Why Online Poker Offers a Paradigm for Digital Events

When we think of online gaming, many of us are, of course, aware of the extreme difficulties involved in coding and perfecting a game capable of appealing to a wide and discerning userbase. What may not spring to mind so quickly, however, is how certain online games and destinations have forged new pathways through the digital wilderness, and now offer paradigmatic examples that may well appeal to a wider variety of industries. 

The leading developers behind online poker have, however, done just that. Here are just four ways in which others can draw inspiration from this genre’s successes. 

Celebrity Influence

More so than offering a mere gaming platform, the leading online poker destinations have focussed their attention on creating entire communities within the digital realm. 

Official WSOP partner GGPoker has amassed a team of reining champions over the past few years, from Fedor Holz to their Russia, China and Brazil teams – not to mention their very own Twitch Squad, which features big names such as Pamela Balzano, Hristivoje Pavlovic and Torsten Brinkmann.

This phenomenon is part of a wider trend toward uniting the world of the celebrity with the world of the professional gamer, and forging a new platform on which fans of particular genres of gaming can spectate as they would at any traditional sport. 

It has, of course, served to bring online poker to the forefront of digital events with remarkable speed – and in unquantifiable ways.

Strong Utilisation of the Medium

It is one thing to organise an event in a digital space. What may once have been a novel idea is now largely commonplace and, over the past few years, the overwhelming majority of us have experienced an online event, in some form or another. 

In order to truly make their mark on audiences, however, digital event organisers need to be able to make the very most of the medium they have at their disposal, rather than work against it. 
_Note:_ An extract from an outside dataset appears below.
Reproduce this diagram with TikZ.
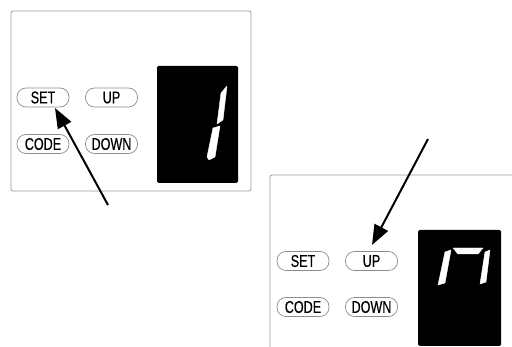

The organisers of the WSOP (World Series of Poker) have long since come to terms with this, and understand that, as they navigate new territory, the key is to set the spectators’ expectations – rather than to simply meet them. Thus, hosts and partners have worked hard to offer the perfect complement to the professional tournaments, enabling fans to play for fun alongside the high stakes action between the industry’s reining champions. 

Something Old, Something New

Of course, anyone who holds even a modicum of interest in the world of professional poker knows that the WSOP has been in existence for more than half a century now. It goes without saying, then, that this particular event made its mark on spectators’ lives long before the internet became a mainstay of our lives. 

Still, by the mid-90s, its influence had risen swiftly and all-consumingly and, with hindsight, the only way for the tournament to continue to appeal to a growing fanbase was to keep up with the developments occurring in the digital realm. 

This is exactly what it did, and now it stands largely unique in its ability to evoke the same feeling in spectators that it first evoked back in the early days of the WSOP’s existence – and to make the most of the very forefront of digital events management and development. 

Unmissable Stakes

Just last year, a new Guinness World Record was achieved by GGPoker during their hosting of the World Series of Poker 2020 Main Event, when their prize pool reached a staggering sum of $27,559,500. And, to be sure, the tournament’s reputation for continuously pushing the boundaries, raising the stakes, and increasing the on- and off-screen action for fans and players alike is what has given it so much weight in the world of poker. 

The pressure will be on for this year’s hosts and providers to ensure that the stakes are higher than ever before but, given the event’s track history IRL and online, we can rest assured knowing that the tournament is once again in safe hands. Once again, this event will no doubt set a high bar for other live, online gaming and sporting events that follow it, and other planners and hosts will do well to learn from its successes.